Des personnes sur qui elle pouvait compter comme sa chère marraine qui l’affectionnait, la gâtait avec de la menue monnaie et des jouets, avait même suggéré à sa maman de l’abandonner comme une vieille chose au coin d’une rue. Ses paroles ne tombaient pas dans l’oreille d’une sourde. A sept ans, le cœur blessé ne se cicatrise jamais. A l’âge adulte, du haut de son poste de responsable de l’AFHS, elle se souvient encore.
« Ma mère était une bonne chrétienne. Elle avait dit à ma marraine qu’il en soit ainsi. Si Marie-Joe est une croix, elle est ma croix. Je la porterai », dit-elle.
L’image symbolique de la croix fait appel à la société haïtienne qui ne considère pas les personnes de cette catégorie comme des citoyens à part entière. Elle s’est toujours sentie exclue de la société. Ses pairs sont souvent traités comme des bons à rien, juste quelqu’un à qui on peut faire l’aumône. Le seul endroit où elle s’est rendue compte dans son adolescence qu’elle était quelqu’un qui comptait aux yeux des autres était l’école Saint-Vincent à Port-au-Prince. Dans cette institution dédiée aux personnes handicapées, elle a fait ses études jusqu’à la 9e année fondamentale ; par la suite, elle continuera son parcours académique ailleurs, jusqu’à la rhéto.

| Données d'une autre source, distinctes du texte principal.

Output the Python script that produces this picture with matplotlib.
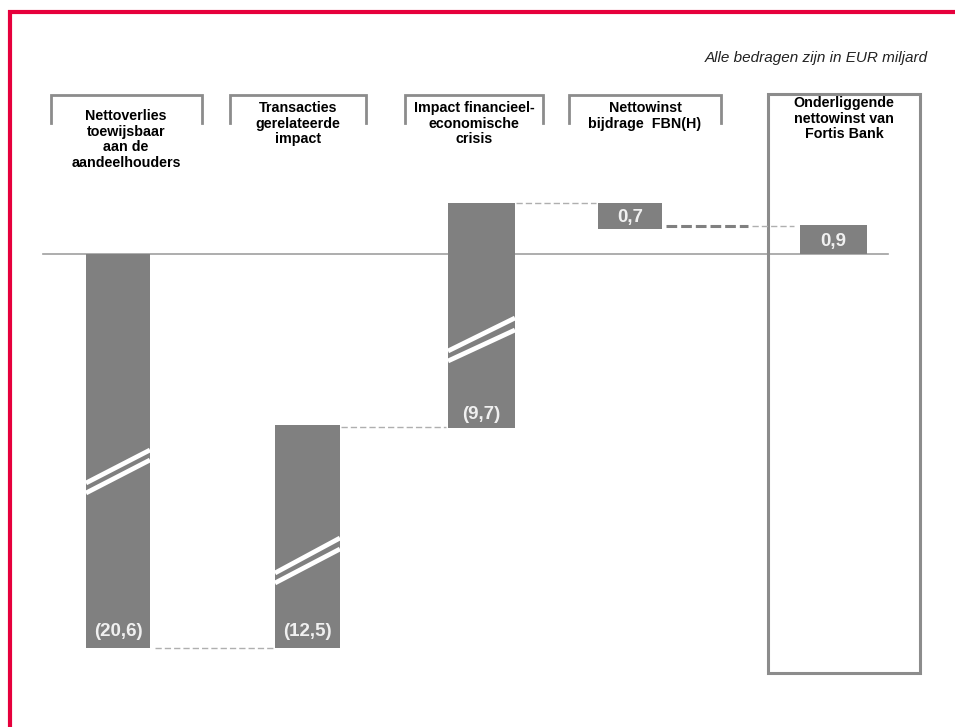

Adulte, elle a galéré dans son fauteuil roulant, dépendant des autres. Mais le jour qui transformera sa vie a une image, celle d’une institution : le Réseau associatif national pour l’intégration des personnes handicapées (RANIPH). Avec le RANIPH, Marie-Jo est devenue quelqu’un qui compte et avec qui l’on compte. Elle est devenue en 2015, présidente de l’Association des femmes handicapées du Sud (AFHS). Elle est aujourd’hui à la tête d’un regroupement de 107 femmes.
La lutte continue pour Marie-Joe, elle souhaite que l’État haïtien prenne en compte cette catégorie de la population qui a des droits et des devoirs et envers qui l’État a des obligations. Elle cite notamment le droit au travail, au logement, à l’éducation et aussi à un environnement accessible pour les personnes de sa condition. Elle prend en exemple, les bâtiments publics qui sont un modèle de refus d’accès aux personnes handicapées. « Les marches des escaliers ne sont pas conçues pour les personnes à mobilité réduite », souligne-t-elle.
D’après le Rapport mondial sur le handicap produit conjointement par l’OMS et la Banque mondiale en 2015, plus d’un milliard de personnes aujourd’hui dans le monde souffriraient d’un handicap. En Haïti, vu qu’aucun recensement n’a été réalisé, les données statistiques ne sont pas fiables d’après la conseillère technique du BSEIPH, Guerline Dardignac.
Dans le département du Sud un effort a été fait, pour avoir une idée de la situation. Selon le coordonnateur départemental Pierre Renel Moïse du Bureau du secrétaire d’État à l’intégration des personnes handicapées sud (BSEIPH) :« Le BSEIPH compte aujourd’hui dans son répertoire 3500 personnes en situation du handicap. » Ce bureau, a-t-il fait savoir, offre plusieurs services aux personnes handicapées : accompagnement en cas d’abus, subvention financière, séances de formation entre autres.
« Être en situation de handicap est un éternel combat. Vivre avec, demande une grande acceptation et une estime de soi », croit Marie-Joe Pierre, cette femme qui milite et espère de meilleurs lendemains pour les personnes handicapées d’Haïti.